** start of ENTRIES PROVIDED **

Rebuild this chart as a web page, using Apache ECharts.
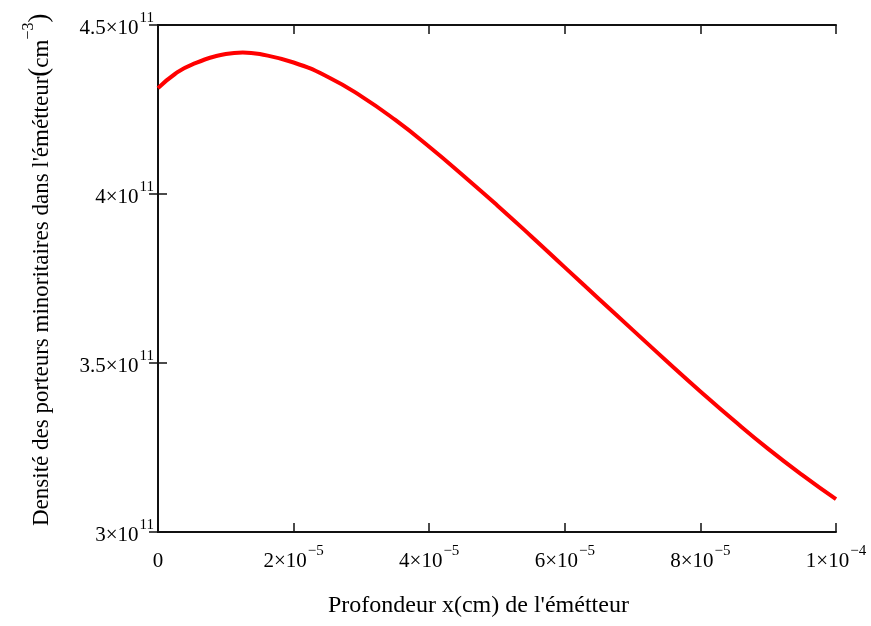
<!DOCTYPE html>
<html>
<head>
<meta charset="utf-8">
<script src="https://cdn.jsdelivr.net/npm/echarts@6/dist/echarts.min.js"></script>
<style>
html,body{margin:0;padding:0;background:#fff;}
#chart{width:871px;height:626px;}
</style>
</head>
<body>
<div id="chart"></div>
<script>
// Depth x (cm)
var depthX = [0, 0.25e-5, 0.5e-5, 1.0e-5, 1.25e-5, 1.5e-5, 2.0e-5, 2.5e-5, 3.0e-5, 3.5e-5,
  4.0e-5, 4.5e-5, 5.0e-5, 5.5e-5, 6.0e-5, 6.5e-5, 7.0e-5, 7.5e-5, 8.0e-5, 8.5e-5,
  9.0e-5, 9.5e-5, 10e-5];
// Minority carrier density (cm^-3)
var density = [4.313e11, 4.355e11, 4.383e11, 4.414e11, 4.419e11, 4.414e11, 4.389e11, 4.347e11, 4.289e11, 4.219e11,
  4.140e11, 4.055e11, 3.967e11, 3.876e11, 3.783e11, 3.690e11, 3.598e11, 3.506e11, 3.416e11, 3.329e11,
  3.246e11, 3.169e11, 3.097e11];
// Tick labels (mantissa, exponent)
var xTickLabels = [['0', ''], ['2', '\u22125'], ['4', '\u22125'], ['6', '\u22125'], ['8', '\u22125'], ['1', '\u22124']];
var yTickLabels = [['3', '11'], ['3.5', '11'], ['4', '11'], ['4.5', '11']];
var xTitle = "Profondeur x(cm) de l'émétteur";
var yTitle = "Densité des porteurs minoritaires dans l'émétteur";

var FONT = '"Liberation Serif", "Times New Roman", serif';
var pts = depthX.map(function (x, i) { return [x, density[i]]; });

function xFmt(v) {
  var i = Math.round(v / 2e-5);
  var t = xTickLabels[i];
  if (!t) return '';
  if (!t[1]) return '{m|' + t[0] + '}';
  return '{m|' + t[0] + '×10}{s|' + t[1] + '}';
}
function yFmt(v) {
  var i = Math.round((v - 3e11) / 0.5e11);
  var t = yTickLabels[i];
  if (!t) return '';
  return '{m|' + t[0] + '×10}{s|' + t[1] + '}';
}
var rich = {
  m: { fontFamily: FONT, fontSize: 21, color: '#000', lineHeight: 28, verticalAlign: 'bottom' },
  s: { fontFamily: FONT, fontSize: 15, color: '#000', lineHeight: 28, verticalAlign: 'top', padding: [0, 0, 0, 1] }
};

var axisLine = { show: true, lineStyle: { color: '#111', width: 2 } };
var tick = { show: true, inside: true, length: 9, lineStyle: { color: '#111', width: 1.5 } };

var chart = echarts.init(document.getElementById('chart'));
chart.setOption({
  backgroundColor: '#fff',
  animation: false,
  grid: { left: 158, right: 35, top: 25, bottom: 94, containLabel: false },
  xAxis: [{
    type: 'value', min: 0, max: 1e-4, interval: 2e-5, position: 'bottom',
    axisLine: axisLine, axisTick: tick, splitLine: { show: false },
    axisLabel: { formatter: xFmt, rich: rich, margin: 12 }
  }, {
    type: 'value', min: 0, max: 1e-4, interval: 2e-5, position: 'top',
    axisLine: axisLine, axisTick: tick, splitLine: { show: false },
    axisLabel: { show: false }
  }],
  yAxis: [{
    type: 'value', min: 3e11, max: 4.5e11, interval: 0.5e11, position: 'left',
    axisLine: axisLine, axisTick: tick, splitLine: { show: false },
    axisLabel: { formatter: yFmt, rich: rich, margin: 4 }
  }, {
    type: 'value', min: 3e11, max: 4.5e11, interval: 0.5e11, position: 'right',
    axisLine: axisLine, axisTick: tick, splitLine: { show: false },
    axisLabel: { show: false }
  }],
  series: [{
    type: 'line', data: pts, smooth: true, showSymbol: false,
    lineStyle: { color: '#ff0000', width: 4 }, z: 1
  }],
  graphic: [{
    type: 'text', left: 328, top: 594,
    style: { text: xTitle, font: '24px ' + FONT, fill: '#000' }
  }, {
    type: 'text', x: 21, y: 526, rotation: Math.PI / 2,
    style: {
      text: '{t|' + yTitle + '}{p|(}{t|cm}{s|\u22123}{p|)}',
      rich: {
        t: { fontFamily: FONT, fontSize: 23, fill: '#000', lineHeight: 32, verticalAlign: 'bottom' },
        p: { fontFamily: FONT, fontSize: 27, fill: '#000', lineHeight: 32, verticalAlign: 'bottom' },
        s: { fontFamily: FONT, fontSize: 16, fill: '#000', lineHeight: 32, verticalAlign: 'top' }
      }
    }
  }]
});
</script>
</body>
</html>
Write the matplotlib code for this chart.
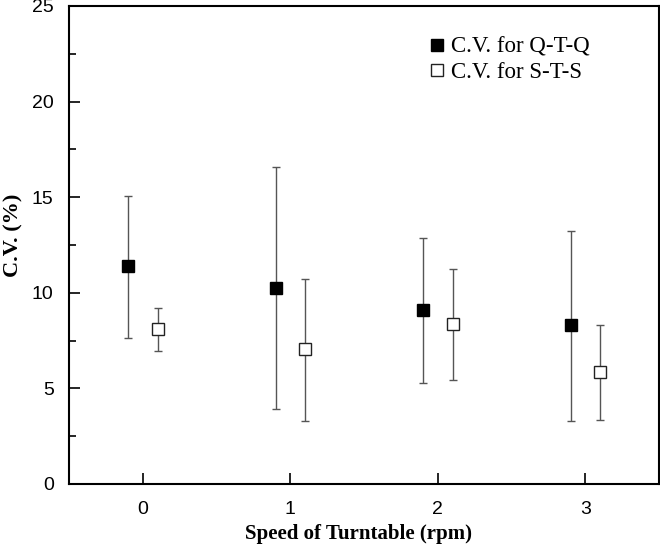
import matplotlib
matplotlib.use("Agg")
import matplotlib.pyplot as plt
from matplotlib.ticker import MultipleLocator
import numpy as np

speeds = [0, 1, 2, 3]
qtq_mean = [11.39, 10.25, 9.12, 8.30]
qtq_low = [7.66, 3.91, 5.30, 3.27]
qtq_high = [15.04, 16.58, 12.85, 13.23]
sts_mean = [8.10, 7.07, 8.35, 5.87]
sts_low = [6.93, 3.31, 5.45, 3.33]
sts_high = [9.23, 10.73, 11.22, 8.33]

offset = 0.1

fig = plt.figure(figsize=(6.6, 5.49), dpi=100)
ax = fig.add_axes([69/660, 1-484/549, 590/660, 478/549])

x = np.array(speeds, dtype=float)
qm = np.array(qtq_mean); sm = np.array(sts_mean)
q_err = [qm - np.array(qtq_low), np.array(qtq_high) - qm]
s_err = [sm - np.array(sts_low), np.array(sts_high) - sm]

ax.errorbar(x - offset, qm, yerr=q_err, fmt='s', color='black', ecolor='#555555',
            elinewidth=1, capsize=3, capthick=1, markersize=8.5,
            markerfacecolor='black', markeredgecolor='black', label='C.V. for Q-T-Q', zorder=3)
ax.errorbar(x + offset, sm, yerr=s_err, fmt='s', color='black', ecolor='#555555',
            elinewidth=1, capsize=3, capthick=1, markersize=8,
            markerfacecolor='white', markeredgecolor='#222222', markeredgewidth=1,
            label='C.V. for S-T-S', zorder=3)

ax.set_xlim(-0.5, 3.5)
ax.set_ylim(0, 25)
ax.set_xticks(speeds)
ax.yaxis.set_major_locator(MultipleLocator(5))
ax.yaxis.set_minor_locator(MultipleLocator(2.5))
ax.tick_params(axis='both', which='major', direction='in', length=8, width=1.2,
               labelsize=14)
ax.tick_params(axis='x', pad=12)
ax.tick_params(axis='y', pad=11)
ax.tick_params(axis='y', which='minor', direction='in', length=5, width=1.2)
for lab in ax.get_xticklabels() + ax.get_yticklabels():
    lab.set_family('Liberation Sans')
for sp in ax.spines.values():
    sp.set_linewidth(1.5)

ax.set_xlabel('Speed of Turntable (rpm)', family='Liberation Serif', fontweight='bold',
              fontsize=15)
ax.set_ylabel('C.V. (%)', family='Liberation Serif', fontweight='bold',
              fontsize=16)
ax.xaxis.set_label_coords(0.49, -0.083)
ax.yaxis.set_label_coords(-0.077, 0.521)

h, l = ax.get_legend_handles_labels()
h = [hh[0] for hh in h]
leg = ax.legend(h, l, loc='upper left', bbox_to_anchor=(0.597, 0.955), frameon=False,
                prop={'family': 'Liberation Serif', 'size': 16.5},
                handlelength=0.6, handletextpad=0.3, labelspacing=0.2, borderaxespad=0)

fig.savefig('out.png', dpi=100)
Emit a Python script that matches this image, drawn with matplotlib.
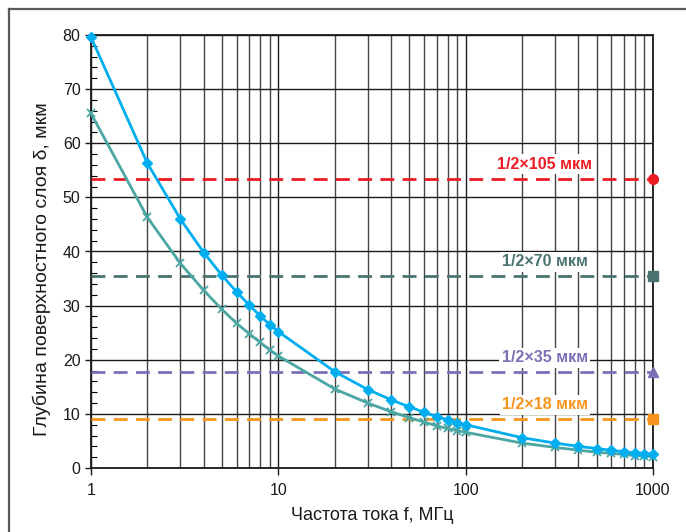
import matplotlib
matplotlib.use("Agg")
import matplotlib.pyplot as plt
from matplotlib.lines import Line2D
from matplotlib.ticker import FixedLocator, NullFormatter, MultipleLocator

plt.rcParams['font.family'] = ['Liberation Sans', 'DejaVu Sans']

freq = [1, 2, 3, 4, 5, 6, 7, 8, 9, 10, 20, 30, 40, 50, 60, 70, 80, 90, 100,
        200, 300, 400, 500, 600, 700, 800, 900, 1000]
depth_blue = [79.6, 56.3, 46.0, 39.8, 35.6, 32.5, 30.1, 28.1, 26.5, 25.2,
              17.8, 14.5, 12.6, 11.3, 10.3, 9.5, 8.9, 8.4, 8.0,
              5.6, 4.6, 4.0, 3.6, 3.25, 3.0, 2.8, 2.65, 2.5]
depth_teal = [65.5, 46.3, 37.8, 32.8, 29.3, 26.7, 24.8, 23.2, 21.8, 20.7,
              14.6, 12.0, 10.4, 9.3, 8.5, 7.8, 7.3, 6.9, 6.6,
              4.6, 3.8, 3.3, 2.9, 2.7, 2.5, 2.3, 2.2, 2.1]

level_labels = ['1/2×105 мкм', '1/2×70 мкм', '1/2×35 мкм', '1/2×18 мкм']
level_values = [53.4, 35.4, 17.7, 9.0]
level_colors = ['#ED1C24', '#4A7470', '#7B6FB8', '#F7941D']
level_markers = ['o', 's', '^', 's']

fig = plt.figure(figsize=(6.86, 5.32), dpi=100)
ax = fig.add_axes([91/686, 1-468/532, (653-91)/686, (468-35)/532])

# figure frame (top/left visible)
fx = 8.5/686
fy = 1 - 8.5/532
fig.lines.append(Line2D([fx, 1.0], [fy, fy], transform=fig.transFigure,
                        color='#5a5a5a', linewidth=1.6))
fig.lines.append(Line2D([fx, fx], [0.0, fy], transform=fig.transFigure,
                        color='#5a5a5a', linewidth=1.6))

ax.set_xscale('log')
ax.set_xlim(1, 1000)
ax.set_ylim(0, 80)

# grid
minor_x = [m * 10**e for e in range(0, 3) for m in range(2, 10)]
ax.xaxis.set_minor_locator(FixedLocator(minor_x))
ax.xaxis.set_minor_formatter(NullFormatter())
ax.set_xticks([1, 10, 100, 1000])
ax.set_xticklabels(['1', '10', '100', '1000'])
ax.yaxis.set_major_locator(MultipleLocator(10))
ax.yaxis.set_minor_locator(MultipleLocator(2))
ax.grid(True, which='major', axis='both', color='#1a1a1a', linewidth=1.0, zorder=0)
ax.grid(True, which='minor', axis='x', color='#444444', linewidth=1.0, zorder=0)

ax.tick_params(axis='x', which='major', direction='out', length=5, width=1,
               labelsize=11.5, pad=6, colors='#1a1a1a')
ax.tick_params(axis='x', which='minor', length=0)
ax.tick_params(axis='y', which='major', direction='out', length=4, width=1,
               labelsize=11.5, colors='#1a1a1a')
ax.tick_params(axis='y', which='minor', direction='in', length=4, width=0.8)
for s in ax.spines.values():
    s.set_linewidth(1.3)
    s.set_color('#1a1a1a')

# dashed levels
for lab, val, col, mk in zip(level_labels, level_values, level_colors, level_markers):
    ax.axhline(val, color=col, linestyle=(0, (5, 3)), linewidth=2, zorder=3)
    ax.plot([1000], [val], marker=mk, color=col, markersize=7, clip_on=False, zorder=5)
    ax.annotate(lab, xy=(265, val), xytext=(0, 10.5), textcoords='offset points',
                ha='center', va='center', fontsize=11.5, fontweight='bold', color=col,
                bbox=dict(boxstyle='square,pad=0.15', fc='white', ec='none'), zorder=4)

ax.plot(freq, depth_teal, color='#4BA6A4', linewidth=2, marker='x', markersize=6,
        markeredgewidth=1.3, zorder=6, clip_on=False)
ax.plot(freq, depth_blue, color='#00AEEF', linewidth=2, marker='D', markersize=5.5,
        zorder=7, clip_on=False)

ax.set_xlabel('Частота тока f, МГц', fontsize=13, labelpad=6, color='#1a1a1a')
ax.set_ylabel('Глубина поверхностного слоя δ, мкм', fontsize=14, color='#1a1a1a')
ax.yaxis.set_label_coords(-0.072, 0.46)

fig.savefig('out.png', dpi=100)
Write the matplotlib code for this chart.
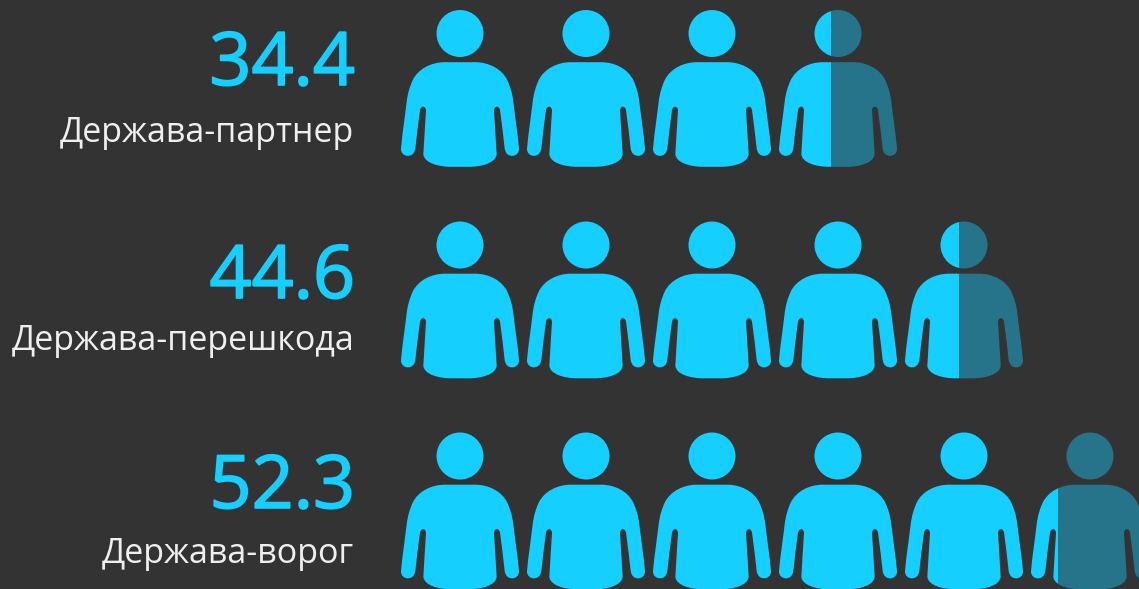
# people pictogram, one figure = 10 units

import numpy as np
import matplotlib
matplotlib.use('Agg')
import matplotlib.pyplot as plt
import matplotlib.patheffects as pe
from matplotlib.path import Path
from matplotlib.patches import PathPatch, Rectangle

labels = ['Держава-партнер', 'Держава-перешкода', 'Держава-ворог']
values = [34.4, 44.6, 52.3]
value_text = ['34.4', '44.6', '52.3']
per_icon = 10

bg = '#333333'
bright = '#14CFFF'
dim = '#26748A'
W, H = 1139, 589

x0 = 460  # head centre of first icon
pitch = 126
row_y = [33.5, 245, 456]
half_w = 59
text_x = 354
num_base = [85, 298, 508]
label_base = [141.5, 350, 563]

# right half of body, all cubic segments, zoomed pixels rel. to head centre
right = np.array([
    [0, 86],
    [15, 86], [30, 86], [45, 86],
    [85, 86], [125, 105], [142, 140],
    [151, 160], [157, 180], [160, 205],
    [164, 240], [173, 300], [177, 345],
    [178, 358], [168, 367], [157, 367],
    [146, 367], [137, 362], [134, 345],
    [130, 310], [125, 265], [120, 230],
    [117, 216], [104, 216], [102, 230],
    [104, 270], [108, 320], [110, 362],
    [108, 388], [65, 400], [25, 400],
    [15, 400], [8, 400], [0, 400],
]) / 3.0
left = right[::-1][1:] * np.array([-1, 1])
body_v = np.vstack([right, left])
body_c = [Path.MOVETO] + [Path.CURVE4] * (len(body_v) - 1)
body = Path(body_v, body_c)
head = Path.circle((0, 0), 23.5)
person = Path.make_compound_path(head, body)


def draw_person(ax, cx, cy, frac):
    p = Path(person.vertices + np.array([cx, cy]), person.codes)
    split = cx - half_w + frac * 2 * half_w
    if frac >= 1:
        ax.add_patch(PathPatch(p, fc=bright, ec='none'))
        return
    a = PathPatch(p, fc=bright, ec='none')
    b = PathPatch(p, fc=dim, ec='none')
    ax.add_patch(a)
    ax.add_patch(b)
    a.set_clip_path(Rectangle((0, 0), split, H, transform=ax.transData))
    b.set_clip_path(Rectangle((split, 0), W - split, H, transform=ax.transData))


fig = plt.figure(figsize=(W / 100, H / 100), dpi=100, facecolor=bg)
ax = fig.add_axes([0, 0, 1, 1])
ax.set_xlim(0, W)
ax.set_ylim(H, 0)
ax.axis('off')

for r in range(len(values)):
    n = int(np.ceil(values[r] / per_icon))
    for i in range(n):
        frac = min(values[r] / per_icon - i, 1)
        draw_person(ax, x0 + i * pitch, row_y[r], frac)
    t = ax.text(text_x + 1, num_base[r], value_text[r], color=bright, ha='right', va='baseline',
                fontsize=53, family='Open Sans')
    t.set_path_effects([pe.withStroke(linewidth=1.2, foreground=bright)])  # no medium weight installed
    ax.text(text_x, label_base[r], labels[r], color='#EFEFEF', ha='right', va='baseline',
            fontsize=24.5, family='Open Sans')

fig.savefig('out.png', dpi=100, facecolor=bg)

** end of ENTRIES PROVIDED **

§ **AIM OF THE TASK**: Do not include pictures. Give again exactly the lines starting at the one with "Emit a Python" and ending at the one with "level_markers = ['o', 's', '^', 's']", both included.

§ **SOLUTION TO THIS PROBLEM**:
Emit a Python script that matches this image, drawn with matplotlib.
import matplotlib
matplotlib.use("Agg")
import matplotlib.pyplot as plt
from matplotlib.lines import Line2D
from matplotlib.ticker import FixedLocator, NullFormatter, MultipleLocator

plt.rcParams['font.family'] = ['Liberation Sans', 'DejaVu Sans']

freq = [1, 2, 3, 4, 5, 6, 7, 8, 9, 10, 20, 30, 40, 50, 60, 70, 80, 90, 100,
        200, 300, 400, 500, 600, 700, 800, 900, 1000]
depth_blue = [79.6, 56.3, 46.0, 39.8, 35.6, 32.5, 30.1, 28.1, 26.5, 25.2,
              17.8, 14.5, 12.6, 11.3, 10.3, 9.5, 8.9, 8.4, 8.0,
              5.6, 4.6, 4.0, 3.6, 3.25, 3.0, 2.8, 2.65, 2.5]
depth_teal = [65.5, 46.3, 37.8, 32.8, 29.3, 26.7, 24.8, 23.2, 21.8, 20.7,
              14.6, 12.0, 10.4, 9.3, 8.5, 7.8, 7.3, 6.9, 6.6,
              4.6, 3.8, 3.3, 2.9, 2.7, 2.5, 2.3, 2.2, 2.1]

level_labels = ['1/2×105 мкм', '1/2×70 мкм', '1/2×35 мкм', '1/2×18 мкм']
level_values = [53.4, 35.4, 17.7, 9.0]
level_colors = ['#ED1C24', '#4A7470', '#7B6FB8', '#F7941D']
level_markers = ['o', 's', '^', 's']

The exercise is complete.